Nos idos de 1973, uma parcela de curitibanos estufava o peito para dizer que morava na Cidade Industrial, a CIC, ou "o CIC", então o mais novo bairro saído das pranchetas do Instituto de Pesquisa e Planejamento Urbano de Curitiba (Ippuc). O logradouro era uma espécie de promessa de revolução proletária. Próximo do Portão, Capão Raso, Novo Mundo e Pinheirinho regiões com tradição em abrigar vilas operárias , a nova planta surgia com ares de prosperidade.
Ali poderiam se abrigar os curitibanos recém-chegados, livrando a capital de um medo que a assombrava desde meados da década de 1950 a favelização, vingada então em áreas como Capanema, Parolin de Baixo e fundos do Santa Quitéria, ou "Inferninho". Além do mais, os "novos curitibanos" não eram poucos. Vinham do Norte, expulsos das lavouras de café, principalmente a partir de 1975, e precisavam habitar como gente.
A capital só fez crescer 68% apenas naquela década. A CIC, claro, pagou a conta: teve de abrigar os conjuntinhos dos sonhos de casa própria, e também as favelas, os loteamentos clandestinos, as fábricas e tudo mais. Em quase 40 anos, os entusiastas que ali chegaram se viram atropelados pelo crescimento que ultrapassava 5% ao ano, varrendo muitos capões bonitos.

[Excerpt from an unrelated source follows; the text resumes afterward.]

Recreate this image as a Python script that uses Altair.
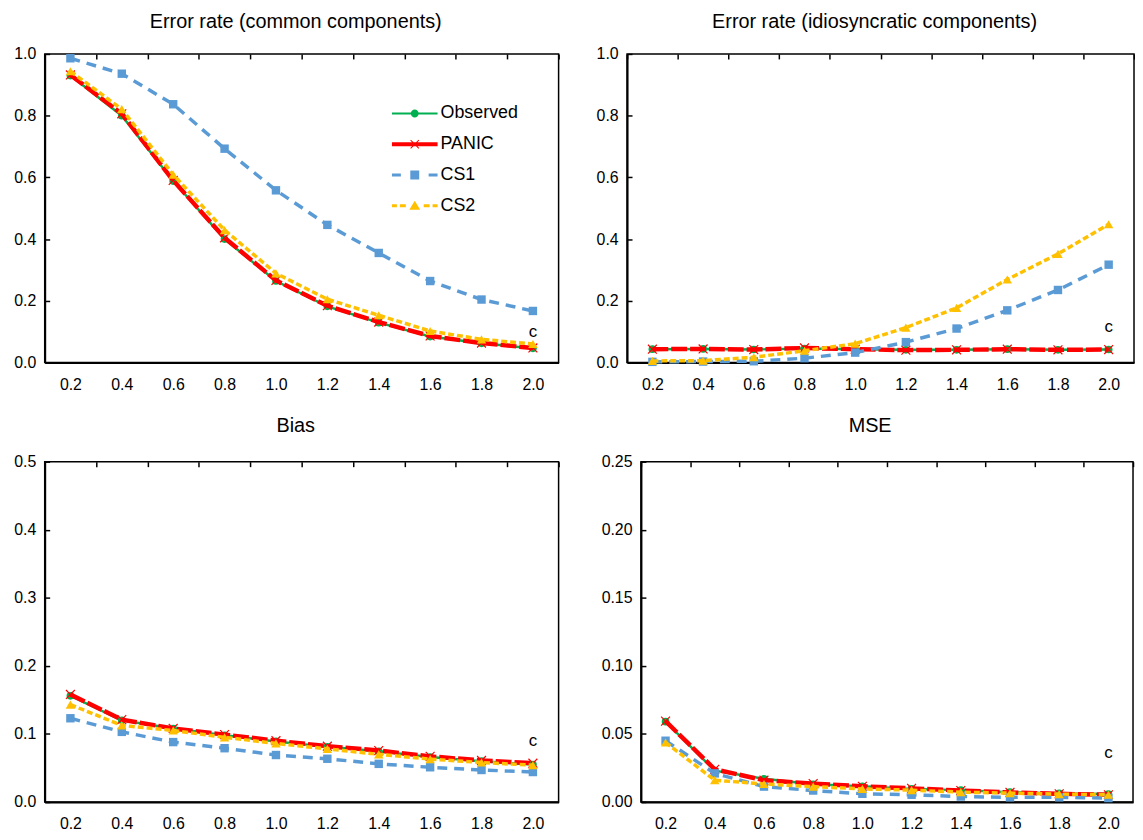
import altair as alt
import pandas as pd

FONT = "Liberation Sans"

x_labels = ["0.2", "0.4", "0.6", "0.8", "1.0", "1.2", "1.4", "1.6", "1.8", "2.0"]
series_names = ["Observed", "PANIC", "CS1", "CS2"]
series_colors = ["#00B050", "#FF0000", "#5B9BD5", "#FFC000"]

# Error rate (common components)
common_obs = [0.930, 0.800, 0.588, 0.400, 0.264, 0.182, 0.129, 0.084, 0.062, 0.046]
common_panic = [0.932, 0.806, 0.590, 0.404, 0.266, 0.184, 0.131, 0.086, 0.063, 0.047]
common_cs1 = [0.986, 0.936, 0.837, 0.693, 0.558, 0.446, 0.355, 0.264, 0.204, 0.167]
common_cs2 = [0.944, 0.821, 0.609, 0.429, 0.289, 0.205, 0.153, 0.102, 0.075, 0.060]

# Error rate (idiosyncratic components)
idio_obs = [0.043, 0.044, 0.042, 0.045, 0.043, 0.041, 0.041, 0.043, 0.041, 0.042]
idio_panic = [0.043, 0.044, 0.042, 0.047, 0.043, 0.040, 0.041, 0.043, 0.041, 0.042]
idio_cs1 = [0.002, 0.003, 0.004, 0.014, 0.032, 0.066, 0.110, 0.169, 0.235, 0.317]
idio_cs2 = [0.005, 0.006, 0.017, 0.038, 0.061, 0.113, 0.177, 0.269, 0.352, 0.448]

# Bias
bias_obs = [0.156, 0.120, 0.108, 0.098, 0.089, 0.081, 0.0745, 0.066, 0.060, 0.055]
bias_panic = [0.158, 0.121, 0.108, 0.099, 0.090, 0.082, 0.0755, 0.067, 0.061, 0.057]
bias_cs1 = [0.123, 0.103, 0.088, 0.079, 0.069, 0.0635, 0.056, 0.051, 0.047, 0.044]
bias_cs2 = [0.143, 0.1125, 0.105, 0.095, 0.086, 0.078, 0.070, 0.063, 0.058, 0.054]

# MSE
mse_obs = [0.059, 0.023, 0.017, 0.013, 0.0115, 0.0096, 0.0087, 0.0072, 0.0063, 0.0058]
mse_panic = [0.0594, 0.024, 0.016, 0.0135, 0.0115, 0.010, 0.0084, 0.007, 0.006, 0.0053]
mse_cs1 = [0.045, 0.021, 0.0113, 0.0084, 0.006, 0.0053, 0.004, 0.0034, 0.0034, 0.0029]
mse_cs2 = [0.0437, 0.016, 0.0132, 0.0113, 0.0096, 0.0087, 0.0072, 0.0065, 0.0058, 0.0053]

panel_titles = ["Error rate (common components)", "Error rate (idiosyncratic components)", "Bias", "MSE"]
y_ticks_rate = [0.0, 0.2, 0.4, 0.6, 0.8, 1.0]
y_ticks_bias = [0.0, 0.1, 0.2, 0.3, 0.4, 0.5]
y_ticks_mse = [0.0, 0.05, 0.10, 0.15, 0.20, 0.25]
c_label_text = "c"
c_label_y = [0.10, 0.115, 0.09, 0.036]

# legend symbols: line + marker, drawn as filled paths
legend_paths = [
    "M-2.3,-0.1H2.3V0.1H-2.3Z M0.4,0A0.4,0.4 0 1,1 -0.4,0A0.4,0.4 0 1,1 0.4,0Z",
    "M-2.3,-0.2H2.3V0.2H-2.3Z M-0.45,-0.38L-0.38,-0.45L0.45,0.38L0.38,0.45Z M-0.45,0.38L0.38,-0.45L0.45,-0.38L-0.38,0.45Z",
    "M-2.3,-0.15H-1.4V0.15H-2.3Z M1.4,-0.15H2.3V0.15H1.4Z M-0.45,-0.45H0.45V0.45H-0.45Z",
    "M-2.3,-0.15H-1.8V0.15H-2.3Z M-1.5,-0.15H-0.9V0.15H-1.5Z M0.9,-0.15H1.5V0.15H0.9Z M1.8,-0.15H2.3V0.15H1.8Z M0,-0.5L0.55,0.4H-0.55Z",
]

line_styles = [
    dict(strokeWidth=2.5),
    dict(strokeWidth=4.5, strokeDash=[16, 3]),
    dict(strokeWidth=3.5, strokeDash=[10, 7]),
    dict(strokeWidth=3.5, strokeDash=[6, 3]),
]
point_styles = [
    dict(shape="circle", filled=True, size=60),
    dict(shape="M-1,-1L1,1M-1,1L1,-1", filled=False, size=80, strokeWidth=1.2),
    dict(shape="square", filled=True, size=72),
    dict(shape="triangle-up", filled=True, size=90),
]


def long_df(arrs):
    rows = []
    for name, vals in zip(series_names, arrs):
        for x, v in zip(x_labels, vals):
            rows.append({"x": x, "series": name, "value": v})
    return pd.DataFrame(rows)


def panel(arrs, title, yticks, fmt, width, height, c_y, y_extent, title_offset, title_dx, legend=False):
    df = long_df(arrs)
    xenc = alt.X(
        "x:N",
        sort=x_labels,
        scale=alt.Scale(type="band", domain=x_labels, paddingInner=0, paddingOuter=0),
        axis=alt.Axis(title=None, labelAngle=0, tickBand="extent", labelPadding=14,
                      minExtent=32, maxExtent=32),
    )
    yenc = alt.Y(
        "value:Q",
        scale=alt.Scale(domain=[yticks[0], yticks[-1]], nice=False, zero=True),
        axis=alt.Axis(title=None, values=yticks, format=fmt, labelPadding=9,
                      minExtent=y_extent, maxExtent=y_extent),
    )
    base = alt.Chart(df).encode(x=xenc, y=yenc)
    layers = []
    for name, col, ls, ps in zip(series_names, series_colors, line_styles, point_styles):
        sub = base.transform_filter(alt.datum.series == name)
        layers.append(sub.mark_line(color=col, **ls))
        layers.append(sub.mark_point(color=col, opacity=1, **ps))
    cdf = pd.DataFrame({"x": [x_labels[-1]], "value": [c_y], "t": [c_label_text]})
    layers.append(
        alt.Chart(cdf).mark_text(font=FONT, fontSize=17, color="#000", baseline="middle")
        .encode(x=xenc, y=yenc, text="t:N")
    )
    if legend:
        leg = alt.Legend(orient="none", legendX=363, legendY=50, title=None,
                         labelFont=FONT, labelFontSize=18, labelColor="#000",
                         symbolSize=400, symbolStrokeWidth=0, symbolOpacity=1,
                         labelOffset=16, rowPadding=12, padding=0)
        layers.append(
            base.transform_filter("datum.value < -1")
            .mark_point(filled=True, opacity=1, size=400)
            .encode(
                color=alt.Color("series:N", scale=alt.Scale(domain=series_names, range=series_colors), legend=leg),
                shape=alt.Shape("series:N", scale=alt.Scale(domain=series_names, range=legend_paths), legend=leg),
            )
        )
    return alt.layer(*layers).properties(
        width=width, height=height,
        title=alt.TitleParams(title, offset=title_offset, dx=title_dx),
    )


p1 = panel([common_obs, common_panic, common_cs1, common_cs2], panel_titles[0], y_ticks_rate, ".1f",
           518, 311, c_label_y[0], 32, 14, -6, legend=True)
p2 = panel([idio_obs, idio_panic, idio_cs1, idio_cs2], panel_titles[1], y_ticks_rate, ".1f",
           511, 311, c_label_y[1], 32, 14, -6)
p3 = panel([bias_obs, bias_panic, bias_cs1, bias_cs2], panel_titles[2], y_ticks_bias, ".1f",
           518, 343, c_label_y[2], 32, 18, -6)
p4 = panel([mse_obs, mse_panic, mse_cs1, mse_cs2], panel_titles[3], y_ticks_mse, ".2f",
           496, 343, c_label_y[3], 44, 18, -17)

row1 = alt.hconcat(p1, p2, spacing=35)
row2 = alt.hconcat(p3, p4, spacing=37)

chart = (
    alt.vconcat(row1, row2, spacing=20)
    .properties(padding={"left": 4, "top": 0, "right": 0, "bottom": 0})
    .configure_view(stroke="#000", strokeWidth=1.5)
    .configure_axis(
        labelFont=FONT, labelFontSize=16, labelColor="#000",
        domainColor="#000", domainWidth=2,
        ticks=False, grid=True, gridColor="#000", gridWidth=1.5, gridDash=[5, 3000], gridOpacity=1,
    )
    .configure_title(font=FONT, fontSize=20, fontWeight="normal", color="#000", anchor="middle")
)

chart.save("out.html", embed_options={"renderer": "svg", "actions": False})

Viraram cinzentos entornos de fábricas, sem infraestrutura que chegasse e sem uma via de porte que lhe desse algum respiro e importância. Junto do isolamento cresceu a violência. Um alvoroço mas só para quem morava lá.
Para agravar, a CIC permaneceu invisível para a Curitiba que vive bem e tem serviços na própria quadra. E ser invisível se tornou parte de sua tragédia. Extenso, diverso e com crescimento acelerado, o bairro é quase uma abstração, não havendo similares na cidade. Não há como associá-lo com vizinhos, a exemplo do que se faz com a Boa Vista e o Santa Cândida. Não tem um marco seja uma praça, uma igreja ou uma via que o identifique, fazendo por ela o que a Rápida e a República Argentina fizeram pelos bairros com os quais a CIC a princípio queria se parecer. Espera-se pela Conectora 5. No dia em que sair dos planos, quem sabe.
Não bastasse, com a CIC se deu o contrário do que aconteceu nos anos 1990 com outra abstração o Bairro Novo. Propagandas na tevê, nos outdoors, e o entusiasmo do então prefeito Rafael Greca criaram uma imagem positiva da antiga plantação de grama transformada em zona de moradia.
A Cidade Industrial continuou sendo falada com tintas no noticiário policial, aumentando seu estigma além de distante, violenta. "A população se acostumou com isso e com todos os outros problemas. Questão de sobrevivência", pondera o engenheiro florestal Fernando Guedes, secretário municipal de Relações com a Comunidade.
"É um bairro fabricado, sem uma estrutural, a exemplo dos outros bairros. Talvez a CIC se pareça com o Cajuru, mas não muito", avalia o arquiteto e urbanista Reginaldo Reinert, assessor de Planejamento do Ippuc, na busca de alguma imagem e semelhança para a região. Ambos cresceram de forma desenfreada. Ambos não têm cara própria. Por enquanto, é problema sem saída.
Região cresce abaixo da média da cidade
De acordo com o arquiteto Reginaldo Reinert, na gestão do ex-prefeito Cassio Taniguchi pensava-se em "dar um banho de loja na CIC", criando praças e reduzindo a cara de zona industrial mal planejada. Mas o projeto não foi adiante. O Ippuc já aventou a possibilidade de reduzir a CIC de tamanho, evitando que um coordenador de regional tenha de cruzar 15 quilômetros para resolver um problema. "Mas, por ora, o que se pode fazer é manutenção do que já existe", acrescenta o arquiteto, admitindo uma brincadeira: um lugar assim é um presente ou uma tormenta para os urbanistas. Talvez a segunda opção.
Mas sem pânico. De acordo com Reinert, a "compressão" da CIC tende a diminuir. A regional que a abriga é a sexto em ritmo de crescimento. O bairro, em si, move-se na casa do 1,3% ao ano, abaixo da média da cidade. E há a ascensão da classe C, majoritária na região. No momento ela cuida de sua casa colocando tevês e estofados. A depender dos modelos urbanos em que se espelhar daqui em diante, pode se incomodar com o que vê da porta para fora e desejar mudar de cara. Arrisca, um dia, a CIC trocar até de nome. Seu espelho, então, pode ser a zona industrial de Joinville. Na melhor das hipóteses.